Qu’est-ce qu’un geste déplacé? Quelles sont les limites de l’acceptable sur le lieu de travail entre deux employés? L’administration cantonale valaisanne vient de faire une belle démonstration de fermeté, symbole du renforcement bienvenu autour de la définition de ce qui est désormais un comportement inadmissible. Alors qu’il y a encore quelques années - peut-être quelques mois, ce genre de geste aurait surtout provoqué de l’indifférence, un homme vient de se faire licencier pour avoir massé avec insistance les épaules d’une collègue au centre de vaccination de Martigny, a appris Blick.
La scène se déroule le 8 juillet.
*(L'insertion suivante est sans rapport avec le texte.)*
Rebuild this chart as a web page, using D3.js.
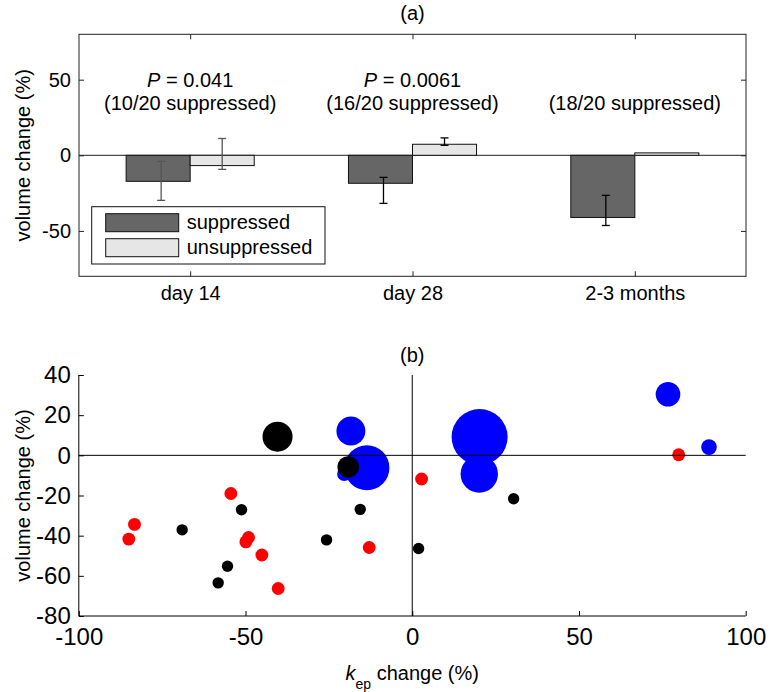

Celui que nous appellerons Robert (prénom d’emprunt) occupe un poste de premier plan: il est responsable administratif du centre de vaccination de Martigny. Des bruits courent: il aurait eu des comportements inappropriés avec des infirmières les jours qui précèdent. Subitement, les soupçons se ravivent. Il jette son dévolu sur une secrétaire. Malgré ses protestations, il lui masse les épaules et ne cesse son manège que lorsque ses collègues lui enjoignent de le faire. Ni une, ni deux, le responsable du centre alerte le chef de service de la santé du Valais. Celui-ci se rend sur place le lendemain matin. Tout le monde reconnaît les faits. L’employé est licencié sur-le-champ.
Un dérapage évitable?
«Nous avons fait par la suite deux séances sur place avec les personnes concernées et avons mis sur pied une cellule de soutien psychologique», précise Victor Fournier, l’homme qui a prononcé la sentence et n’hésite pas à qualifier les actes de Robert d’«intolérables, même s’ils ne tombent pas sous le coup de la loi».
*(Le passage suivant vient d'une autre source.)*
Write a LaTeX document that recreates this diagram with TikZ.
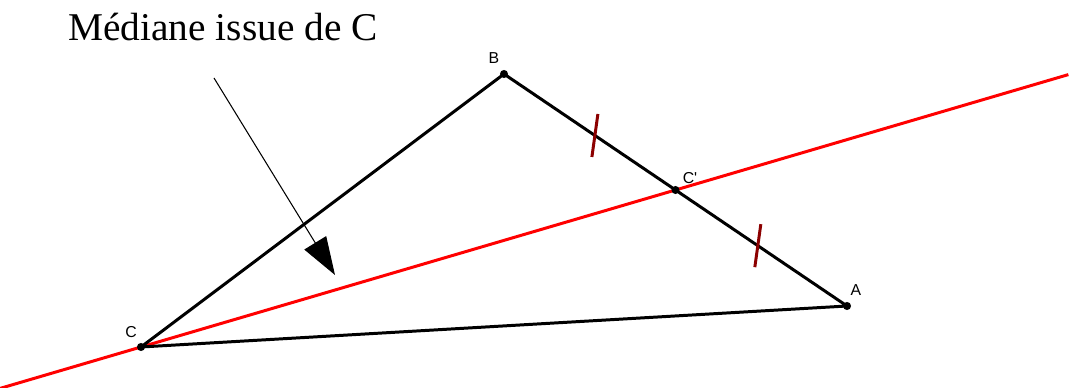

L’Etat du Valais aurait-il pu éviter ce dérapage? C’est la thèse de plusieurs personnes employées par le centre de vaccination. Ces dernières croient savoir que Robert, qui occupait précédemment le même poste au centre de Sion, se serait rendu coupable d’actes similaires. «On a simplement voulu déplacer le problème», peste une de nos sources. Cette thèse est toutefois réfutée avec véhémence par Victor Fournier: «Cet employé a été appelé à Martigny car nous avions besoin de ses compétences. Il est évident que nous aurions agi plus tôt, si les victimes de ces comportements problématiques avaient déposé plainte. Je n’ai malheureusement eu vent de ce dont vous parlez qu’au moment des événements qui se sont produits à Martigny.»
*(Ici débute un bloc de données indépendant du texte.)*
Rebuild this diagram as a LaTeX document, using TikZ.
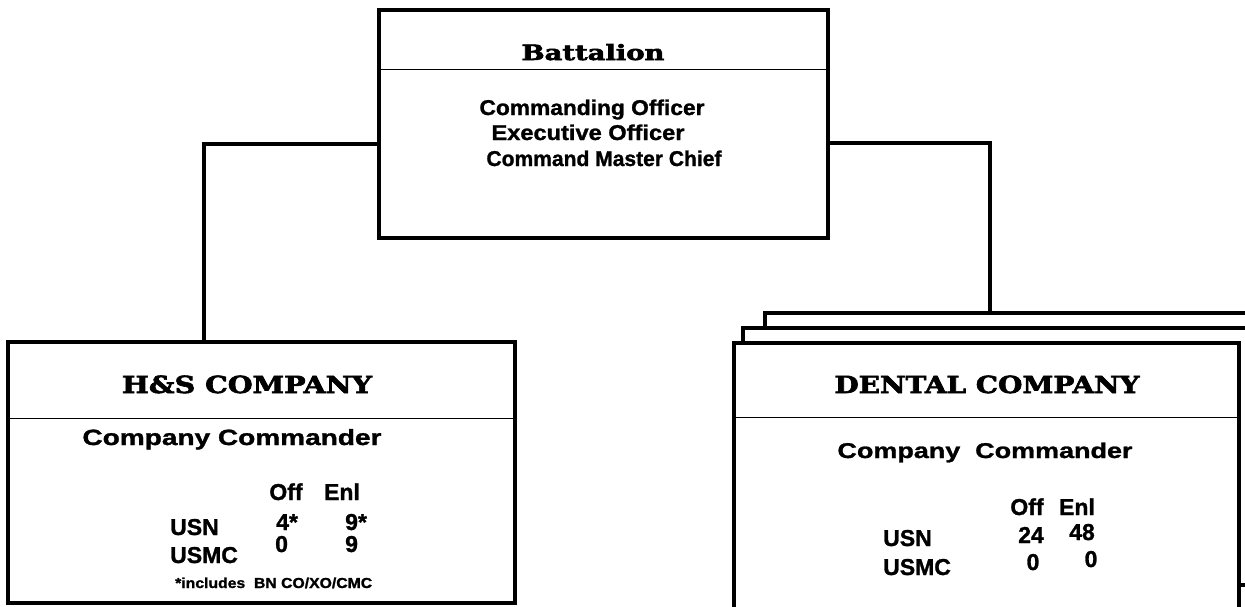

Mathias Reynard veut renforcer la prévention
Robert était au bénéfice d’un contrat à durée déterminée de droit privé qui allait prendre fin quelques semaines plus tard, lors de la cessation des activités du centre de vaccination de Martigny. L’Etat aurait-il été aussi ferme avec l’un de ses fonctionnaires? Nous avons posé la question à Mathias Reynard, conseiller d’Etat en charge de la santé, des affaires sociales et de la culture. «Ce n’est pas forcément la nature du contrat d’engagement qui est importante, mais plutôt la gravité de la faute et son éventuel caractère répétitif, même si la protection offerte à une personne au bénéfice d’un contrat de travail à durée indéterminée est évidemment plus élevée. Si le problème est grave et que la confiance est rompue, l’Etat doit se séparer de son employé.e. C’est d’ailleurs tout à fait possible.»
Dans le cas d’espèce, le socialiste se félicite de la réaction de ses services «qui ont pris la bonne décision et ont assuré un excellent suivi du problème par le biais du soutien psychologique». Mathias Reynard ajoute également vouloir agir sur le plan politique. A l’instar de ce qui a été fait dans le canton de Neuchâtel, le ministre en poste depuis deux mois et demi planche sur des outils d’analyse et de prévention. «Nous en sommes encore aux prémisses, mais mon équipe planche sur les outils possibles en faveur de l’égalité femmes-hommes au travail, par exemple Pro Égalité, programme développé par l’université de Lausanne et soutenu par la Confédération. Cela pourrait être mis en œuvre dans notre Département, voire plus largement».
L’initiative valaisanne sera évidemment la bienvenue. Très peu de statistiques documentent la problématique du harcèlement sur le lieu de travail. Selon le SECO, 28,3% des femmes en seraient victimes.